Billy Eichner, comedian, Funny or Die’s Billy on the Street
Alfred Hitchcock never won an Oscar, but you know who has? Melissa Etheridge. Have a nice day.
Tim Dirks, founder, Filmsite.org
Among the 10 films nominated for Best Picture in 1942, there were two stand-outs: The Maltese Falcon and Citizen Kane, Orson Welles’s first feature film, generally acknowledged by critics and film fans as the greatest film ever made. However, the top prize went to John Ford’s sentimental How Green Was My Valley, about a Welsh mining town and family at the turn of the century.
Victoria Wilson, publishing executive, editor, and author, A Life of Barbara Stanwyck
More of a miss than the biggest mistake: the 1945 awards for Best Picture and Best Adapted Screenplay going to Leo McCarey’s Going My Way instead of Billy Wilder’s Double Indemnity, with its near-perfect script, co-written by Raymond Chandler, of murder and soul corruption. America and the Academy, stretched taut by wartime trauma and death, wanted warmth, humanity, and tradition. Not much seemed human about Double Indemnity except the heat of Phyllis Dietrichson’s ankle bracelet, and even that was made of metal.
Owen Gleiberman, film critic, Entertainment Weekly
The Academy Awards must live in eternal shame for the legendarily awful 1989 musical number that paired Rob Lowe and Snow White (together again!).
Laurie Jacobson, Hollywood historian, writer/producer, and author, Dishing Hollywood
Judy Garland was front-runner for her spectacular performance in A Star is Born in 1955, but she’d made trouble for the studios and the nod went to Grace Kelly for The Country Girl.
Peter Biskind, film historian, writer
The Academy has never figured out how to manage foreign films.
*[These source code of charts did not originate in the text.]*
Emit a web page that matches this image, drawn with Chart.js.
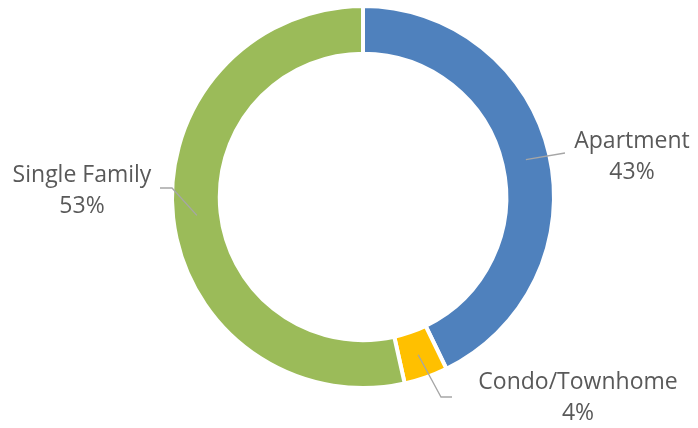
<!DOCTYPE html>
<html>
<head>
<meta charset="utf-8">
<script src="https://cdn.jsdelivr.net/npm/chart.js@4"></script>
<style>
  html, body { margin: 0; padding: 0; background: #fff; }
  #wrap { width: 698px; height: 428px; }
</style>
</head>
<body>
<div id="wrap"><canvas id="chart"></canvas></div>
<script>
const categories = ['Apartment', 'Condo/Townhome', 'Single Family']
const shares = [42.8, 3.7, 53.5]
const percentLabels = ['43%', '4%', '53%']
const colors = ['#4F81BD', '#FFC000', '#9BBB59']

// where each label sits and how its leader line bends (layout only)
const labelLayout = [
  { x: 632, y: 157, elbow: [[565, 153]] },
  { x: 578, y: 398, elbow: [[441, 397], [452, 397]] },
  { x: 82, y: 191, elbow: [[172, 188], [160, 188]] },
]

const leaderLabels = {
  id: 'leaderLabels',
  afterDatasetsDraw(chart) {
    const ctx = chart.ctx
    const meta = chart.getDatasetMeta(0)
    ctx.save()
    meta.data.forEach((arc, i) => {
      const p = arc.getProps(['x', 'y', 'startAngle', 'endAngle', 'innerRadius', 'outerRadius'], true)
      const mid = (p.startAngle + p.endAngle) / 2
      const r = (p.innerRadius + p.outerRadius) / 2
      const ax = p.x + Math.cos(mid) * r
      const ay = p.y + Math.sin(mid) * r
      const lay = labelLayout[i]

      ctx.strokeStyle = '#A6A6A6'
      ctx.lineWidth = 1.3
      ctx.beginPath()
      ctx.moveTo(ax, ay)
      lay.elbow.forEach((pt) => ctx.lineTo(pt[0], pt[1]))
      ctx.stroke()

      ctx.fillStyle = '#595959'
      ctx.font = '23px "Open Sans"'
      ctx.textAlign = 'center'
      ctx.textBaseline = 'middle'
      ctx.fillText(categories[i], lay.x, lay.y - 16)
      ctx.fillText(percentLabels[i], lay.x, lay.y + 15)
    })
    ctx.restore()
  },
}

new Chart(document.getElementById('chart'), {
  type: 'doughnut',
  data: {
    labels: categories,
    datasets: [
      {
        data: shares,
        backgroundColor: colors,
        borderColor: '#FFFFFF',
        borderWidth: 4,
      },
    ],
  },
  options: {
    responsive: true,
    maintainAspectRatio: false,
    animation: false,
    cutout: '75%',
    layout: {
      padding: { left: 170, right: 142, top: 4, bottom: 38 },
    },
    plugins: {
      legend: { display: false },
      tooltip: { enabled: false },
    },
  },
  plugins: [leaderLabels],
})
</script>
</body>
</html>
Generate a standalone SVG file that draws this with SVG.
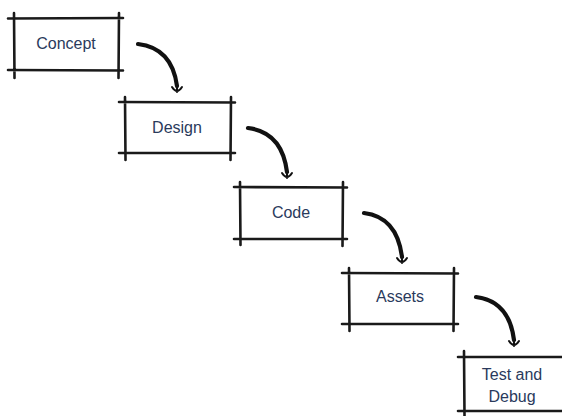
<svg xmlns="http://www.w3.org/2000/svg" width="562" height="416" viewBox="0 0 562 416">
<style>
.edge{stroke:#1a1a1a;stroke-width:2.6;stroke-linecap:round;fill:none}
.lbl{font-family:"Liberation Sans","DejaVu Sans",sans-serif;font-size:16px;fill:#2a3a5c;text-anchor:middle}
.arc{stroke:#111;stroke-width:4.2;fill:none;stroke-linecap:round}
.head{stroke:#111;stroke-width:2;fill:none;stroke-linecap:round;stroke-linejoin:round}
</style>
<rect width="562" height="416" fill="#fff"/>
<g id="concept">
<path class="edge" d="M8,18.5 L123,18 M8,70 L123,70.5 M14,13 L14.5,78 M119,13 L118.5,78"/>
<text class="lbl" x="66" y="49">Concept</text>
</g>
<g id="design">
<path class="edge" d="M119,102 L235,102.5 M119,153 L235,153 M125,97 L125.5,160 M231,97 L230.5,160"/>
<text class="lbl" x="177" y="133">Design</text>
</g>
<g id="code">
<path class="edge" d="M234,187 L347,187.5 M234,239 L347,239 M240,182 L240.5,245 M343,182 L342.5,246"/>
<text class="lbl" x="291" y="218">Code</text>
</g>
<g id="assets">
<path class="edge" d="M342,273 L458,273.5 M342,324 L458,324 M349,268 L349.5,331 M454,268 L453.5,331"/>
<text class="lbl" x="400" y="302">Assets</text>
</g>
<g id="testdebug">
<path class="edge" d="M458,357 L562,357 M458,411 L562,411 M464,351 L464.5,416"/>
<text class="lbl" x="512" y="380">Test and</text>
<text class="lbl" x="512" y="402">Debug</text>
</g>
<g id="connectors">
<path class="arc" d="M138,44 Q172,48 177,86"/>
<path class="head" d="M172,87 Q177,95 182,87 M177,84 L177,92"/>
<path class="arc" d="M248,128 Q282,132 287,172"/>
<path class="head" d="M282,173 Q287,181 292,173 M287,170 L287,178"/>
<path class="arc" d="M364,213 Q397,217 402,257"/>
<path class="head" d="M397,258 Q402,266 407,258 M402,255 L402,263"/>
<path class="arc" d="M476,297 Q509,301 514,340"/>
<path class="head" d="M509,341 Q514,349 519,341 M514,338 L514,346"/>
</g>
</svg>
Last time around, it gave the cold shoulder to a handful of the best: Asghar Farhadi’s The Past, one of this year’s greatest films, as well as Bethlehem, Gloria, and Wadjda.
Richard Brody, movie-listings editor, The New Yorker
By limiting Foreign Language Film nominees to one to a country and granting each country’s official commission the power to choose its nominee, the Academy defers to repressive governments’ exclusion of movies by dissident filmmakers. For instance, the Iranian director Jafar Panahi made the superb This Is Not a Film clandestinely in 2011 while under house arrest; it was snuck out of the country on a flash drive hidden in a birthday cake. Needless to say, Iran didn’t nominate it.
William Mann, Hollywood historian
How Green Was My Valley over Citizen Kane. Forrest Gump over Pulp Fiction. Crash over Brokeback Mountain. The King's Speech over The Social Network. Grace Kelly in The Country Girl over Judy Garland in A Star is Born. And nothing, zip, nada, except an honorary bone, to Alfred Hitchcock.
Nell Minow, film critic, Beliefnet
The Academy's biggest mistake every year is overlooking terrific films and performances, even movies with enthusiastic responses from critics and audience members, because members vote only for the small number of films supported by expensive studio campaigns, with DVDs, special screenings, and "For Your Consideration" ads.